Thursday, October 12, 2017

Cardinal Innovation Center: #FailForward with "Teched Up" DBQ and DocHub Update

I have dreamt of a "teched up" DBQ for years and over the past two days I have begun to implement it. My first iteration of a "teched up" DBQ uses an appsmash of Google Classroom (to distribute), Google Forms (to collect responses) and DocHub (to mark text and analyze documents). After a few hiccups, students began to embrace the process. Although a few pined for a paper packet, the vast majority dove right in with vigor.

One of the hiccups we encountered was due to a new update to DocHub. Over the years, I have been a big cheerleader for DocHub. I have always wished for better integration with Google Classroom. Well my wish came true. They changed the menu options from one menu to three. One of the menus allows you to attach your marked PDF file straight to an assignment in Google Classroom. SCORE! Instead of saving to Drive and then adding to the assignment to turn in, students can submit marked text/PDF directly.
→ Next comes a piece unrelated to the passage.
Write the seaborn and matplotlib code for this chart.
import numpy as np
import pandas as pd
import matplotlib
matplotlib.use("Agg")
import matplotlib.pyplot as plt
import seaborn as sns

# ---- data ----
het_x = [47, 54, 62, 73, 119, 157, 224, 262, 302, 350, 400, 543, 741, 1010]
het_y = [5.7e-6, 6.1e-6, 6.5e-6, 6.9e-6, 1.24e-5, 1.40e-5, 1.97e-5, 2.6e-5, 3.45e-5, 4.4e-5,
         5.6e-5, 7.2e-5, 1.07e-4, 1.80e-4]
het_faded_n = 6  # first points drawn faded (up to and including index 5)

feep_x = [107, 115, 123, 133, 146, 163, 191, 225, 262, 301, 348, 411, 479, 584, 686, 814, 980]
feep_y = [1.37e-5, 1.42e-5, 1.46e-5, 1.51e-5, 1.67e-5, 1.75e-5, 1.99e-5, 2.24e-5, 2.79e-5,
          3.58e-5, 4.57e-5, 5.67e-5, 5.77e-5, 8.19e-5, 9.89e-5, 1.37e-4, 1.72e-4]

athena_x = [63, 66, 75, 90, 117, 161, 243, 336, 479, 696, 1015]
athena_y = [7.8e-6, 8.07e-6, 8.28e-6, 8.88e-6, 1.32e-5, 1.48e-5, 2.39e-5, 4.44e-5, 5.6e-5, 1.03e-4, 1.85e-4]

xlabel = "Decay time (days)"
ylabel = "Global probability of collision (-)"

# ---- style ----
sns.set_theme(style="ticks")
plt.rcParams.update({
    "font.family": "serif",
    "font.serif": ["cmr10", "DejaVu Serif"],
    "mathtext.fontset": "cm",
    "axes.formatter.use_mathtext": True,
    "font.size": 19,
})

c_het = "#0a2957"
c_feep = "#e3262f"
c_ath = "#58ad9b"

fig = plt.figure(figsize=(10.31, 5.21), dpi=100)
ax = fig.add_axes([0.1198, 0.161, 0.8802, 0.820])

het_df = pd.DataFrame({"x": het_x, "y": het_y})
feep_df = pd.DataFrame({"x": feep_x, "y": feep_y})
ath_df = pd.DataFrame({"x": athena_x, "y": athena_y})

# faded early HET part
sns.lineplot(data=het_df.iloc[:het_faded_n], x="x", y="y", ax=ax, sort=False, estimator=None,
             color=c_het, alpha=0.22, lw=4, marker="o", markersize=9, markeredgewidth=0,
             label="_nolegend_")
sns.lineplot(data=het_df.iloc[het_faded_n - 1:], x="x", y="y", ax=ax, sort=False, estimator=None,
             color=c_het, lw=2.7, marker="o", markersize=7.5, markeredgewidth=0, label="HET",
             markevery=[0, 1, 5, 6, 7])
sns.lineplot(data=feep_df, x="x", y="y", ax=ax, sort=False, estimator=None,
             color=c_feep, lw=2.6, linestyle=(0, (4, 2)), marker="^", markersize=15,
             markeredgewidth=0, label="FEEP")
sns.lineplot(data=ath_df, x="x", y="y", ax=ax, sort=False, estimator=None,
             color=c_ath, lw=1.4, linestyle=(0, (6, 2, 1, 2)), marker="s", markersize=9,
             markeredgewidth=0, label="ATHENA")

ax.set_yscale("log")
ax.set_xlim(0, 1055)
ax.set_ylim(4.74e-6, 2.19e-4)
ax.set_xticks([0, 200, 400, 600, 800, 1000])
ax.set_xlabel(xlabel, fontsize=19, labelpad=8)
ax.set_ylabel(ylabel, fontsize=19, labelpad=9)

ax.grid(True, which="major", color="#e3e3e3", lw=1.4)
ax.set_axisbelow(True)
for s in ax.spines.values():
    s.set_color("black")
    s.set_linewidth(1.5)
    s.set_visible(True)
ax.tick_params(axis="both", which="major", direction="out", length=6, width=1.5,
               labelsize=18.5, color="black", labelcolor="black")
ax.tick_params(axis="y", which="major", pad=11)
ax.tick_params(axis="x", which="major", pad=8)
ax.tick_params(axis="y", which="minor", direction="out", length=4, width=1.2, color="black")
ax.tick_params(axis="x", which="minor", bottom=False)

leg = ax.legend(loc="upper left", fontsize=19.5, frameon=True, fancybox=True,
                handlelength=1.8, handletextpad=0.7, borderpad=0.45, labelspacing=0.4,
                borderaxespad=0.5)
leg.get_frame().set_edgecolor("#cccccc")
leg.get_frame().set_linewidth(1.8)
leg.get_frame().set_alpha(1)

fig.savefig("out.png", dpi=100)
An update that caught us off guard was that DocHub does not seem to auto save your edits anymore. One student logged out to go to restroom and when they logged back in and tried to reopen with DocHub, all edits were gone. It appears students, who want to finish later or can't finish in one sitting, will have to save to Drive to keep their edits and reopen it from Drive later to continue where they left off. Oh well, we're just going to have to #failforward on that. This also means I am going to have to create some new "how-to" screencasts on the ins and outs of DocHub.

Going forward, my next iteration of the "teched up" DBQ will involve a hyperdoc. A member of my PLN from Texas tweeted me asking about making a hyperdoc to show her how to tech up DBQs. It dawned on me that a hyperdoc may be just what I need to streamline this process. At this point, it's a bit convoluted. I posted two Forms as announcements in Google Classroom for students to submit answers. One of Forms contained a link to the primary source document to be analyzed as well as text marking suggestions. Looking back, putting all of these steps, resources and instructions in one organized hyperdoc distributed via Google Classroom may just be the ticket.